Continuing a blogging journey through Matthew that is now nearly at an end, I today stop in the 27th chapter for a brief moment.

As the story of Jesus' earthly life approaches its completion, he stands before the Roman governor Pontius Pilate. Pilate interrogates him, and then indicates a desire to release a prisoner, as was the custom. He asks:

"Which one do you want me to release to you: Jesus Barabbas, or Jesus who is called the Messiah?" (27:17b)

We know which way things went. They ask that Jesus Barabbas be let go. Jesus of Nazareth heads to the Cross.

What is interesting here--a little nugget, if you will--is that one particular man goes free while another is condemned. Both are named Jesus. One is from Nazareth and is called "Messiah." The other? A prisoner surnamed Barabbas, which in the language of the time means something like "son of the father" or "son of the teacher."

Do you see it? The son of an earthly father or teacher is set free, while the Son of the Father (i.e. God) is marched to death. Jesus of Nazareth in exchange for Barabbas. And herein, in just one small snapshot, is a gospel picture: the Son of God in the place of the sons and daughters of fathers/mothers/teachers the world over.

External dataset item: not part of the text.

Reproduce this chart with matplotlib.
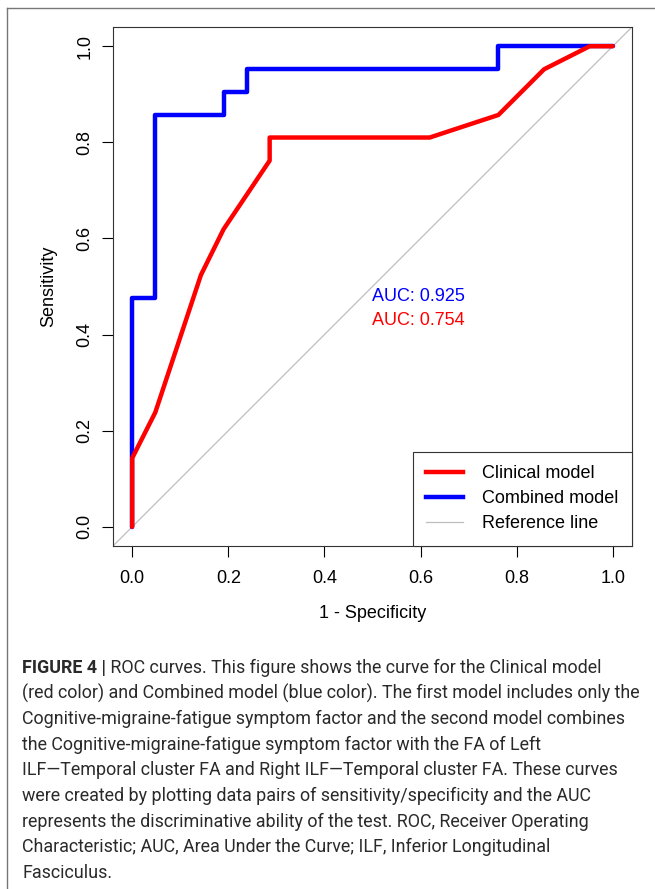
import matplotlib
matplotlib.use("Agg")
import matplotlib.pyplot as plt
from matplotlib.lines import Line2D

# ROC points (1 - specificity, sensitivity)
CLINICAL_FPR = [0.0, 0.0, 0.048, 0.143, 0.190, 0.286, 0.286, 0.619, 0.762, 0.857, 0.952, 1.0]
CLINICAL_TPR = [0.0, 0.143, 0.238, 0.524, 0.619, 0.762, 0.810, 0.810, 0.857, 0.952, 1.0, 1.0]

COMBINED_FPR = [0.0, 0.0, 0.048, 0.048, 0.190, 0.190, 0.238, 0.238, 0.762, 0.762, 1.0]
COMBINED_TPR = [0.0, 0.476, 0.476, 0.857, 0.857, 0.905, 0.905, 0.952, 0.952, 1.0, 1.0]

AUC_COMBINED = 0.925
AUC_CLINICAL = 0.754

LEGEND_LABELS = ["Clinical model", "Combined model", "Reference line"]
TICKS = [0.0, 0.2, 0.4, 0.6, 0.8, 1.0]

CAPTION_LINES = [
    ("FIGURE 4 |", " ROC curves. This figure shows the curve for the Clinical model"),
    ("", "(red color) and Combined model (blue color). The first model includes only the"),
    ("", "Cognitive-migraine-fatigue symptom factor and the second model combines"),
    ("", "the Cognitive-migraine-fatigue symptom factor with the FA of Left"),
    ("", "ILF\u2014Temporal cluster FA and Right ILF\u2014Temporal cluster FA. These curves"),
    ("", "were created by plotting data pairs of sensitivity/specificity and the AUC"),
    ("", "represents the discriminative ability of the test. ROC, Receiver Operating"),
    ("", "Characteristic; AUC, Area Under the Curve; ILF, Inferior Longitudinal"),
    ("", "Fasciculus."),
]

W, H = 655, 889
FS = 13
plt.rcParams["font.family"] = ["Liberation Sans", "DejaVu Sans"]

fig = plt.figure(figsize=(W / 100, H / 100), dpi=100)
ax = fig.add_axes([113 / W, 1 - 546 / H, 519 / W, 519 / H])

ax.plot([-0.04, 1.04], [-0.04, 1.04], color="#bebebe", lw=0.9, zorder=1)
ax.plot(COMBINED_FPR, COMBINED_TPR, color="#0000ff", lw=3.2,
        solid_capstyle="round", solid_joinstyle="round", zorder=2)
ax.plot(CLINICAL_FPR, CLINICAL_TPR, color="#ff0000", lw=3.2,
        solid_capstyle="round", solid_joinstyle="round", zorder=3)

ax.text(0.5, 0.48, f"AUC: {AUC_COMBINED:.3f}", color="#0000ff", fontsize=FS,
        ha="left", va="center")
ax.text(0.5, 0.43, f"AUC: {AUC_CLINICAL:.3f}", color="#ff0000", fontsize=FS,
        ha="left", va="center")

ax.set_xlim(-0.04, 1.04)
ax.set_ylim(-0.04, 1.04)
ax.set_xticks(TICKS)
ax.set_yticks(TICKS)
ax.set_xticklabels([f"{t:.1f}" for t in TICKS])
ax.set_yticklabels([f"{t:.1f}" for t in TICKS], rotation=90, va="center")
ax.tick_params(direction="out", length=8, width=0.8, labelsize=FS, colors="black")
ax.tick_params(axis="x", pad=9)
ax.tick_params(axis="y", pad=6)
for s in ax.spines.values():
    s.set_linewidth(0.8)
    s.set_color("#333333")
ax.set_xlabel("1 - Specificity", fontsize=FS, labelpad=13)
ax.set_ylabel("Sensitivity", fontsize=FS, labelpad=14)

handles = [
    Line2D([], [], color="#ff0000", lw=3.2),
    Line2D([], [], color="#0000ff", lw=3.2),
    Line2D([], [], color="#bebebe", lw=0.9),
]
leg = ax.legend(handles, LEGEND_LABELS, loc="lower right", borderaxespad=0,
                fontsize=FS, handlelength=2.05, handletextpad=1.05,
                borderpad=0.75, labelspacing=0.45, fancybox=False, framealpha=1)
leg.get_frame().set_edgecolor("#333333")
leg.get_frame().set_linewidth(0.8)

# outer frame (top and left edges visible)
fig.add_artist(Line2D([7 / W, 1], [1 - 8 / H, 1 - 8 / H], transform=fig.transFigure,
                      color="#777777", lw=1.0))
fig.add_artist(Line2D([7 / W, 7 / W], [0, 1 - 8 / H], transform=fig.transFigure,
                      color="#777777", lw=1.0))

# caption
cap_font = ["Liberation Sans Narrow", "Roboto", "DejaVu Sans"]
CFS = 12.9
y0 = 668
for i, (bold, rest) in enumerate(CAPTION_LINES):
    y = 1 - (y0 + i * 25.6) / H
    x = 22 / W
    if bold:
        t = fig.text(x, y, bold, fontsize=CFS, fontweight="bold",
                     family=cap_font, color="#2a2a2a", va="center", ha="left")
        fig.canvas.draw()
        bb = t.get_window_extent()
        x = bb.x1 / W
    fig.text(x, y, rest, fontsize=CFS, family=cap_font, color="#2a2a2a",
             va="center", ha="left")

fig.savefig("out.png", dpi=100)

I know nothing else of this man Jesus Barabbas after this moment. And, in the grand scale of the billions that have lived in the history of the human race I know correspondingly little. But I do know about Jesus of Nazareth and His work on behalf of all of us. Without that work, motivated in love, existence ends in a place we never intended and little desire: death. Thanks be to God that this ultimate word need no longer be the final one.